So I'm writing a python script that takes a large amount of IPs in a set (~20k) and the goal is to resolve the hostname of each IP using gethostbyaddr. In an attempt to make the script run as fast as possible I implemented multithreading. Note that my computer running the script is on a wired ethernet connection. The issue is that while running the script, I've noticed that my wifi connection drops (on my phone, on every other household device) however the script will continue to run fine and once completed, wifi is restored. I've tweaked around with the amount of threads active at once and this is likely the issue. If I set the limit to say 500 threads, the script will complete in 2 minutes, but the wifi will be dropped. If I lower it down to <50 threads the wifi is fine, but the script will take ages to complete. As the limit goes higher, the wifi connection suffers until a point of just dropping. So I see that I am essentially DDoSing myself so my question is if there is a way to efficiently complete the script without bottlenecking my wifi. Or maybe there is something wrong with my implementation.

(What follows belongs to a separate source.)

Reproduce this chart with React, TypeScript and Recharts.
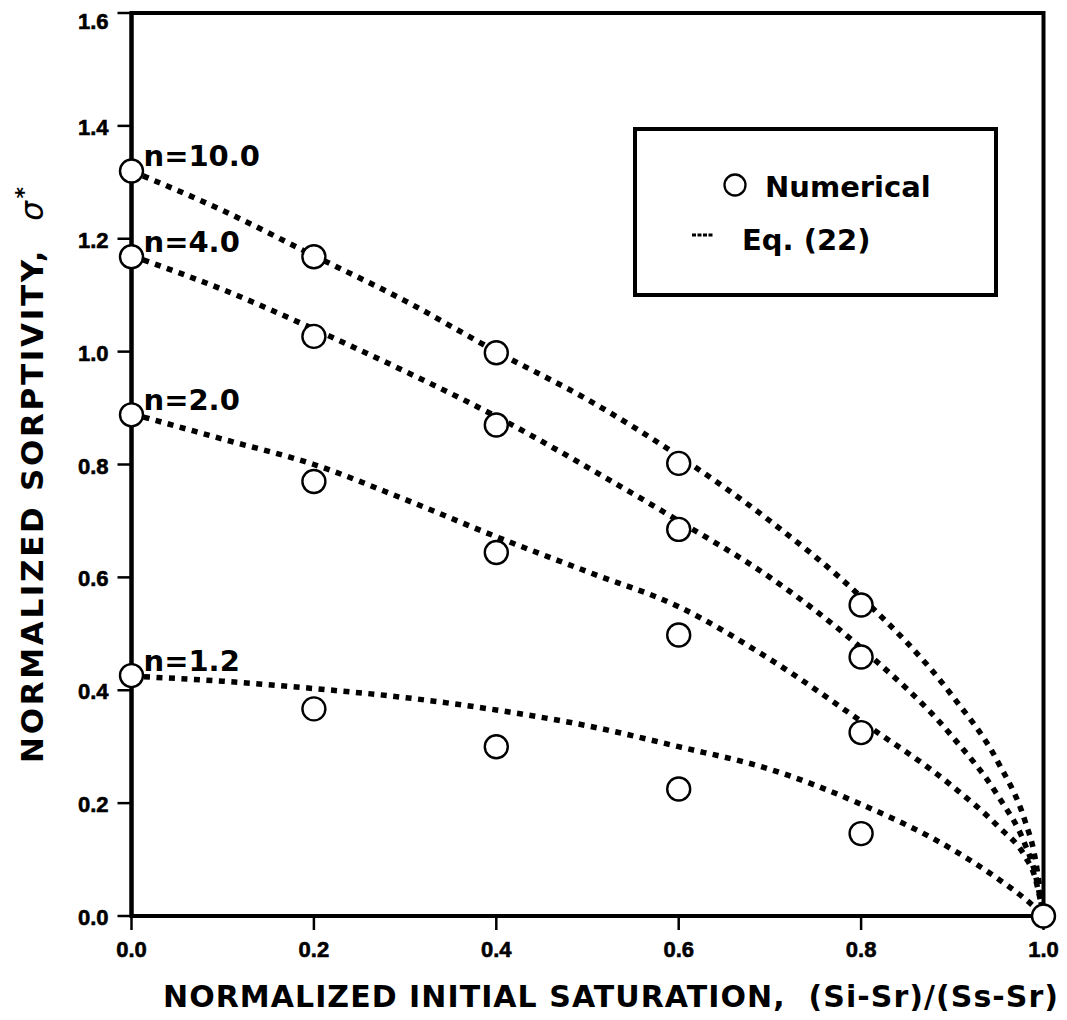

My code is below:
def lookup_IP(ip):
result = tuple()
try:
host, aliases, _ = socket.gethostbyaddr(ip)
result = (ip, host)
except socket.herror:
result = (ip, 'no host found')
except Exception:
result = (ip, 'error finding host')
return result
with futures.ThreadPoolExecutor(500) as executor:
submitted_threads = {executor.submit(lookup_IP, ip): ip for ip in all_IPs}
for thread in futures.as_completed(submitted_threads):
try:
data = thread.result()
#add data to a dictionary
except Exception as err:
#print error
#rest of code